More relevant readings:
The Theory of Monetary Institutions, by Lawrence White
Competition and Currency: Essays on Free Banking and Money, by White
Good Money: Birmingham Button Makers, the Royal Mint, and the Beginnings of Modern Coinage, 1775-1821, by George Selgin
I’m aware of that debate, John S. I’ve actually been on both sides of it. But even many of those who are against FRB (I would venture to say most) don’t go so far as to say that the state should be petitioned for a law on such matters.
I know you are (I’ve read many of your posts); I meant to say I had posted it on Krugman’s blog (in response to Keshav).
Ah, ok. I was wondering what you meant there at the beginning, because I know that Murphy doesn’t moderate comments for the most part. It makes sense now.

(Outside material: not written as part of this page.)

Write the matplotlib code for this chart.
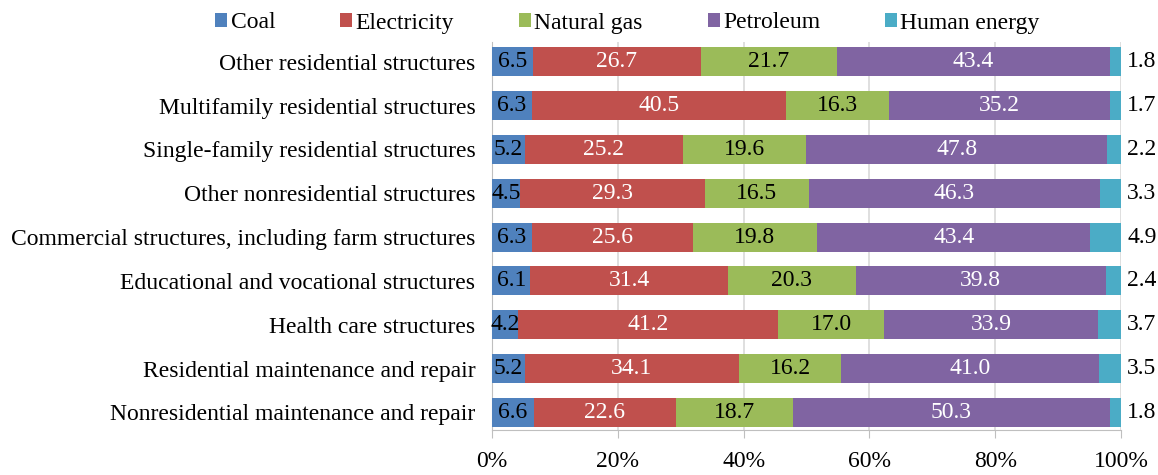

Sorry, I didn’t know that you were responding to Keshav.
No worries. I’m just glad I didn’t post it under MF’s comment by accident!
This part
“So would a Ron Paul regulatory regime have teams of “honest money” inquisitors fanning across the landscape, chasing and closing down anyone illegitimately creating claims that might compete with gold and silver? How is this supposed to work?”
was especially interesting. That’s where, IMO, the ignorance is truly revealed.
I suspect he really isn’t as ignorant as he thinks he readers are. The first two paragraphs exactly and precisely answer Krugman’s “Very Serious” question:
I presume that Krugman doesn’t even expect his readers to get past the title… you know, probably they won’t.
Whether Paul Ryan will deliver this is quite another thing.
Eh, I am not sure about all that stuff. I mean, obviously I think Krugman is being unnecessarily catty, but there is an honest disagreement among Austrians about maturity mismatching. I discuss this (w/o taking a position myself) in the 2nd paper linked here.
But presumably there are some Austrians who do believe that fractional-reserve banking is illegitimate or weird or something. What do those Austrians have to say about the financial instruments Krugman is talking about?
Keshav, I don’t know what they say about MMMF in particular, but I know Walter Block and some others have problems with maturity mismatching. I think there are quotes (or at least citations) in that paper I linked.
But the other thing is, even with FRB, it’s not obvious they want the government doing anything about it. Even if a particular Rothbardian thought a private legal system would have the protection agencies punishing a bank for FRB, it’s not obvious that the Rothbardian position is to demand that the US government (or state governments) right now start punishing banks for FRB.
I think the problem can be solved with a simple contractual fraud analysis. If the depositor and payee understand the deal, there is probably no fraud. If they do not, there may be fraud. I would think that different private courts could have different rules regarding standards for the meeting of the minds and how to deal with obviously (or not so obviously) naive people. Even with all of the parties understanding the nature of the agreement, there still might be problems with FRB (or maturity mismatch) or maybe there won’t be.
From page 40:
When an investment banker borrows from A (who doesn’t want to lend at two years) and makes a two-year loan to C, it is not obvious that this is a mere entrepreneurial venture. Rather than taking a collection of resources and deploying them towards a goal that may or may not be realized, it seems that the investment banker engaging in maturity mismatching takes resources that are not his and deploys them towards a goal that may or may not be realized.
Query: Isn’t the fraud problem solved if A knows exactly what B is going to do with the money? Or if A takes a security interest in B’s property that is worth more than the loan?